Exercise description →
Exactly the lines from the start of the data below through the line that contains "const cbTicks = [0, 0.2, 0.4, 0.6, 0.8, 1];" are to be copied, with pictures left out.

Given data →
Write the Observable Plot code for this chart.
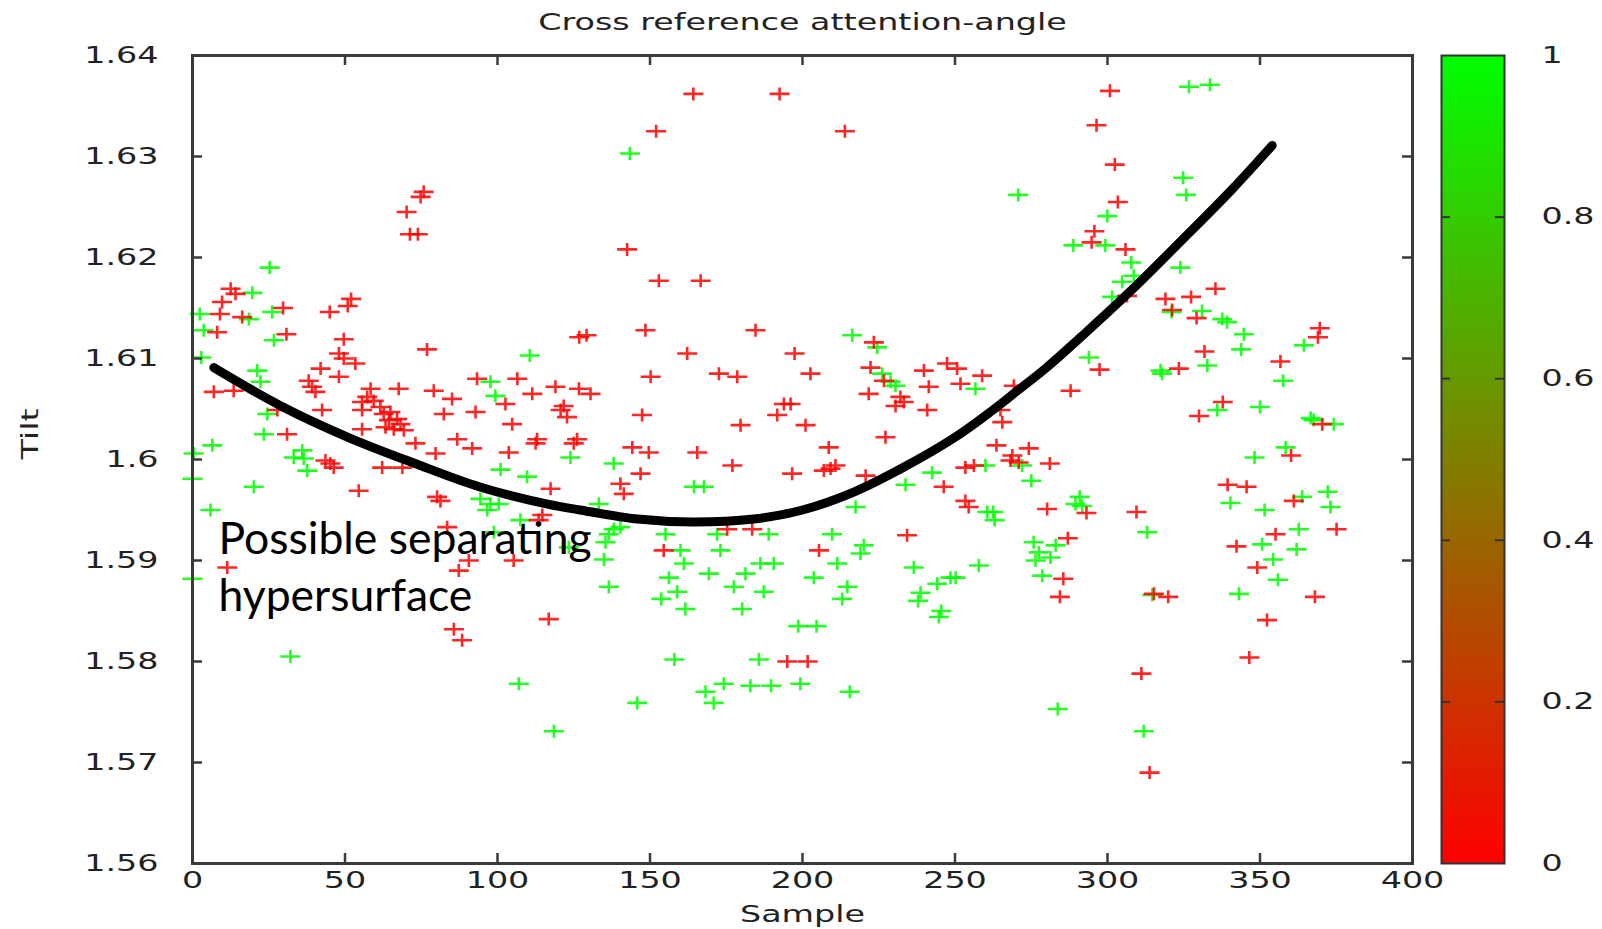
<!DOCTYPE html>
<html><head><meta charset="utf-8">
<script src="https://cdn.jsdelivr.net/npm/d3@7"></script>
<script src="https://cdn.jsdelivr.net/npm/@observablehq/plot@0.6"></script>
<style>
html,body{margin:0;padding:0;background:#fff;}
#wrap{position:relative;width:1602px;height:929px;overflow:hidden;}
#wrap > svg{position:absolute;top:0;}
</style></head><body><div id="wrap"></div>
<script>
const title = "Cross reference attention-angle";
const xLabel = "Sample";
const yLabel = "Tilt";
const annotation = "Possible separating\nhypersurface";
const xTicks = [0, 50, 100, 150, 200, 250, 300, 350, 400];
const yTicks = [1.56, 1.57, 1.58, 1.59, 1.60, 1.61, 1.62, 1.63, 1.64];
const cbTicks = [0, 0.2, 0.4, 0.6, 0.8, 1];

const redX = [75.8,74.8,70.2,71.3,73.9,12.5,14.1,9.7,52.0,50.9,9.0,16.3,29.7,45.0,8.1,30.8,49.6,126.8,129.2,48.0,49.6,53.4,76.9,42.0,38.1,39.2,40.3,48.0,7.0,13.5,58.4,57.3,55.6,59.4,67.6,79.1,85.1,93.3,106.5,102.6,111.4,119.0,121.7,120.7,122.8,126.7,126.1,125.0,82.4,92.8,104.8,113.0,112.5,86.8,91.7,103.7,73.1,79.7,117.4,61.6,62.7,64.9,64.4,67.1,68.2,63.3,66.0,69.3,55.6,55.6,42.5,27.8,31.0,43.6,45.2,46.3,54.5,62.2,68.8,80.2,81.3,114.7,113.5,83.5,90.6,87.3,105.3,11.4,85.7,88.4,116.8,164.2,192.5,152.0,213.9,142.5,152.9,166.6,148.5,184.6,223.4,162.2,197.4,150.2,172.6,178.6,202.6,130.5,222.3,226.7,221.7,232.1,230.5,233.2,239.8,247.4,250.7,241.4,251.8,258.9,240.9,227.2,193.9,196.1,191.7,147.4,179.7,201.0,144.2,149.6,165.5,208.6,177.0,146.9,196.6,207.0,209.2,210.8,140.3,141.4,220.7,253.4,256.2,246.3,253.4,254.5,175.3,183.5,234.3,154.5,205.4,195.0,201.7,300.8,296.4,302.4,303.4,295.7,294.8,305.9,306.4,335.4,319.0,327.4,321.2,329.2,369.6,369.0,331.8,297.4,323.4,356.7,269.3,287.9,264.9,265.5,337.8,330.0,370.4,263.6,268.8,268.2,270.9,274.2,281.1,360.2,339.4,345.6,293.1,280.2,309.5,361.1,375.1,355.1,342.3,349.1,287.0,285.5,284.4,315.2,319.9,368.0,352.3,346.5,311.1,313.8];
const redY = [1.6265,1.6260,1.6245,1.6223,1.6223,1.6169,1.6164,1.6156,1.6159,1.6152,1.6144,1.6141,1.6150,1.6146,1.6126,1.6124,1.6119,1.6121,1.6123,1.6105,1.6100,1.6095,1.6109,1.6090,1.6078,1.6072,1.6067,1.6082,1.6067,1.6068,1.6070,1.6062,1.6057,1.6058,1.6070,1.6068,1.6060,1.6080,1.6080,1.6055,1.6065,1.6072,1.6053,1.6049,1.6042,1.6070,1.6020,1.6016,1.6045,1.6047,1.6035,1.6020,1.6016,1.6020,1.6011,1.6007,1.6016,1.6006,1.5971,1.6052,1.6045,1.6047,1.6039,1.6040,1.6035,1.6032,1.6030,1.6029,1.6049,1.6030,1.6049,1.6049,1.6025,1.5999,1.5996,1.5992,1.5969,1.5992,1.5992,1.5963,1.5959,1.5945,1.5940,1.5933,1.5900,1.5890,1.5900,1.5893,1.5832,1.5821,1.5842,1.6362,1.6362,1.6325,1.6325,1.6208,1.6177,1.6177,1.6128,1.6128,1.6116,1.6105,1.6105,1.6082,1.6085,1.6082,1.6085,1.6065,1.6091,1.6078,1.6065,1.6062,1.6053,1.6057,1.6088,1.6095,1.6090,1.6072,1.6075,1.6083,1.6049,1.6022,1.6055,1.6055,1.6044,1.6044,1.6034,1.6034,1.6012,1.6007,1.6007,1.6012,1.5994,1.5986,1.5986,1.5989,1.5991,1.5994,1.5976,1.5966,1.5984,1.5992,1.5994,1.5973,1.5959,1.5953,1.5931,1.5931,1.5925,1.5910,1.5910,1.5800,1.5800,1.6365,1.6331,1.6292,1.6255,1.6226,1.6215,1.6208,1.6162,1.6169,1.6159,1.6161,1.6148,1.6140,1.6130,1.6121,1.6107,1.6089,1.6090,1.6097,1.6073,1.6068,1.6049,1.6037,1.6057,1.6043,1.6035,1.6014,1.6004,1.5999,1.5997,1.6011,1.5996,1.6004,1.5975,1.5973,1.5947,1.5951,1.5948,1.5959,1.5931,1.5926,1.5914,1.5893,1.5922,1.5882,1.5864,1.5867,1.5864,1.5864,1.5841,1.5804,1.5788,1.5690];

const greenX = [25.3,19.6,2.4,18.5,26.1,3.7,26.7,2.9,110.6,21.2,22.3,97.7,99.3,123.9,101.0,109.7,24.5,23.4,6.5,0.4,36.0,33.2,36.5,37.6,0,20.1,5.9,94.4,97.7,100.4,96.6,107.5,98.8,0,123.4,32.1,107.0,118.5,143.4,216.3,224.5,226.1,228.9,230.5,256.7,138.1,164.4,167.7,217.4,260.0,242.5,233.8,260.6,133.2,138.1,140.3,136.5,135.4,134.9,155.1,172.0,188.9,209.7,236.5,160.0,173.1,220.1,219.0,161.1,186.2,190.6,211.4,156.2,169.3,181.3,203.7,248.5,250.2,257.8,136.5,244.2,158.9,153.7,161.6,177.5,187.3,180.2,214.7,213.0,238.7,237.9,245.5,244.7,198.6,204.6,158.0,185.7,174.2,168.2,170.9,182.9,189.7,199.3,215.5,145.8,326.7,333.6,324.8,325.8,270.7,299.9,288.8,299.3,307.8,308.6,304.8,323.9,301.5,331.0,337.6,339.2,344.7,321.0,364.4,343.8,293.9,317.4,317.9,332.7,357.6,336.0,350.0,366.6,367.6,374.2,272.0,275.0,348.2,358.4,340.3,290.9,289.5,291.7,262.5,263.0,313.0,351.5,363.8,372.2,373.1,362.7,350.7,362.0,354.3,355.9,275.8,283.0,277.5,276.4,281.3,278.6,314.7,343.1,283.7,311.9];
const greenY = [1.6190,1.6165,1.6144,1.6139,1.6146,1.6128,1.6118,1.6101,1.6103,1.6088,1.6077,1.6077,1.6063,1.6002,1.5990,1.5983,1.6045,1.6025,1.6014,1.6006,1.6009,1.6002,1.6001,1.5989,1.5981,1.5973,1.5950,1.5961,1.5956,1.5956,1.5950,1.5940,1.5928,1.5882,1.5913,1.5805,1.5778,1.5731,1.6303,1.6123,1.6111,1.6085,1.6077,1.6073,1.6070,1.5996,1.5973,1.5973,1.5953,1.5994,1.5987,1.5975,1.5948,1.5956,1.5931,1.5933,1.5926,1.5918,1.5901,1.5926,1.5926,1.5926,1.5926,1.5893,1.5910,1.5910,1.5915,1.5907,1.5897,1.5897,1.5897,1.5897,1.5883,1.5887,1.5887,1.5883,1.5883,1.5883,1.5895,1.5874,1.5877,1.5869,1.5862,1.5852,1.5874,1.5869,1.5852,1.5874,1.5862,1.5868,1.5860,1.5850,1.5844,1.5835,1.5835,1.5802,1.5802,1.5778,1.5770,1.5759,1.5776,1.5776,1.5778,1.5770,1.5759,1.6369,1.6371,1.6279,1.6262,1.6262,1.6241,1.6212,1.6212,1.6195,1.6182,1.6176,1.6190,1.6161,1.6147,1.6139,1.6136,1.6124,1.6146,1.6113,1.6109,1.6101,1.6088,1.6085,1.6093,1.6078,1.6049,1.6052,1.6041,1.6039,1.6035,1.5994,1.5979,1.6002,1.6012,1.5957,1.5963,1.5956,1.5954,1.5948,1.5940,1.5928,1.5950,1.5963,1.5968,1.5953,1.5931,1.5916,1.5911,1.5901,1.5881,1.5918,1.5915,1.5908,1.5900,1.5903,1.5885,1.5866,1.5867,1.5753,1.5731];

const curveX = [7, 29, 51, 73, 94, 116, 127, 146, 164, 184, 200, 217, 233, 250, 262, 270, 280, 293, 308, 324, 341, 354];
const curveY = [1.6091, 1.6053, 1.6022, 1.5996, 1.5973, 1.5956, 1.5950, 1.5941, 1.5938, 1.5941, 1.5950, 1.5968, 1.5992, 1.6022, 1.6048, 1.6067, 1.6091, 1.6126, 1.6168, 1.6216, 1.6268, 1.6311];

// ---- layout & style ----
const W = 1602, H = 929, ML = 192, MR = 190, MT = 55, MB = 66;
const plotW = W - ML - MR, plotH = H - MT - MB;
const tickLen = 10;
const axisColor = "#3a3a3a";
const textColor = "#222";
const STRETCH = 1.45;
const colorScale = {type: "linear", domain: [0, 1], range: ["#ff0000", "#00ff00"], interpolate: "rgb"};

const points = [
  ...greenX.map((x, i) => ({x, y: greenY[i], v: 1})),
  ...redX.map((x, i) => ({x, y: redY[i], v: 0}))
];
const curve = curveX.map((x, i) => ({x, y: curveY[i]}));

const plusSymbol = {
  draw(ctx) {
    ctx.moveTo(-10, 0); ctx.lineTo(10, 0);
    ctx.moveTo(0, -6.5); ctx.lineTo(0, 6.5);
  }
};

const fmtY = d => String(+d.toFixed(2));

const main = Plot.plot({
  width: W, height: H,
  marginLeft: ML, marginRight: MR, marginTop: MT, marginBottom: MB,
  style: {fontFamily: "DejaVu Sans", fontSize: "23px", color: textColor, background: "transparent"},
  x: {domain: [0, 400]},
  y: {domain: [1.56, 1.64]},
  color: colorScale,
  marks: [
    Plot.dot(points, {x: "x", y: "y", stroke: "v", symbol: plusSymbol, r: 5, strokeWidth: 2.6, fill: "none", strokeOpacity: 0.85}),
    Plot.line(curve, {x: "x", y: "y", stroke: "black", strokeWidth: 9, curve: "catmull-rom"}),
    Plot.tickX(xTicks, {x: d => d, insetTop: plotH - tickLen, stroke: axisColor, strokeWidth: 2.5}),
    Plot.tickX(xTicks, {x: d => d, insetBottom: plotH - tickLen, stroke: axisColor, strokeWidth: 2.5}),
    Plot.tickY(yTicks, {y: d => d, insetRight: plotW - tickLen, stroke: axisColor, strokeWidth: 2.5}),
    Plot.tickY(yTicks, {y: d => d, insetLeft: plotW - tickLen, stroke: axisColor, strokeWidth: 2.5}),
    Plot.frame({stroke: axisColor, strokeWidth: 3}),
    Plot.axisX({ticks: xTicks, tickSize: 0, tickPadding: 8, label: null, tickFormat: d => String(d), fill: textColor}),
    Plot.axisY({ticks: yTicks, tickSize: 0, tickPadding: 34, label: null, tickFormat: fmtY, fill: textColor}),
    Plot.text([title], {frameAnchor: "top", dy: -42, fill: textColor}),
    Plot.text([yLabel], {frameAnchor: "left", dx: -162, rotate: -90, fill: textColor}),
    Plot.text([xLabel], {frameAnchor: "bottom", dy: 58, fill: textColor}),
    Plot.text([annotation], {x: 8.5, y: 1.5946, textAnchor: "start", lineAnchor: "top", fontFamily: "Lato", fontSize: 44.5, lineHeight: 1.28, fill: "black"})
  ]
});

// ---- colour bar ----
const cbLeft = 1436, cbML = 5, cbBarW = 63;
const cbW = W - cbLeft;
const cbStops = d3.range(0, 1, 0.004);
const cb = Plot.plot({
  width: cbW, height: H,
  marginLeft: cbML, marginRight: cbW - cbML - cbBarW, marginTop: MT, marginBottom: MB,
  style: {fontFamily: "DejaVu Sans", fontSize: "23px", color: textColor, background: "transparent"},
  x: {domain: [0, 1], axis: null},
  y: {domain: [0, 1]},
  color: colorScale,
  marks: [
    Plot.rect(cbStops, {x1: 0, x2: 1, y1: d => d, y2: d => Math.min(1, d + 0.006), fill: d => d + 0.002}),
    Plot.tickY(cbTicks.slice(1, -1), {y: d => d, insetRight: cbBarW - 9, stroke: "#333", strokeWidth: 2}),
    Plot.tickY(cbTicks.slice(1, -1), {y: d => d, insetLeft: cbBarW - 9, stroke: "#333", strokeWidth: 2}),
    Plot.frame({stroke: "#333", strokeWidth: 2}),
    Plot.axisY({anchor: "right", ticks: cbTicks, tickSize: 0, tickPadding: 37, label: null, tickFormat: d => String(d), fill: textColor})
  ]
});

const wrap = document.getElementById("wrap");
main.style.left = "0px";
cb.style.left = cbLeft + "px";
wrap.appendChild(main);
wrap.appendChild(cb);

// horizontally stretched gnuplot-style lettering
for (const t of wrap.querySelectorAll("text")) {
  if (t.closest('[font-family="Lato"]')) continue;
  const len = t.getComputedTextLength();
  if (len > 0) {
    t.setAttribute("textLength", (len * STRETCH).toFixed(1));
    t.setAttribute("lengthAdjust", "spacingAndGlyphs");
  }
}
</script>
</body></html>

Output of the task →
Write the Observable Plot code for this chart.
<!DOCTYPE html>
<html><head><meta charset="utf-8">
<script src="https://cdn.jsdelivr.net/npm/d3@7"></script>
<script src="https://cdn.jsdelivr.net/npm/@observablehq/plot@0.6"></script>
<style>
html,body{margin:0;padding:0;background:#fff;}
#wrap{position:relative;width:1602px;height:929px;overflow:hidden;}
#wrap > svg{position:absolute;top:0;}
</style></head><body><div id="wrap"></div>
<script>
const title = "Cross reference attention-angle";
const xLabel = "Sample";
const yLabel = "Tilt";
const annotation = "Possible separating\nhypersurface";
const xTicks = [0, 50, 100, 150, 200, 250, 300, 350, 400];
const yTicks = [1.56, 1.57, 1.58, 1.59, 1.60, 1.61, 1.62, 1.63, 1.64];
const cbTicks = [0, 0.2, 0.4, 0.6, 0.8, 1];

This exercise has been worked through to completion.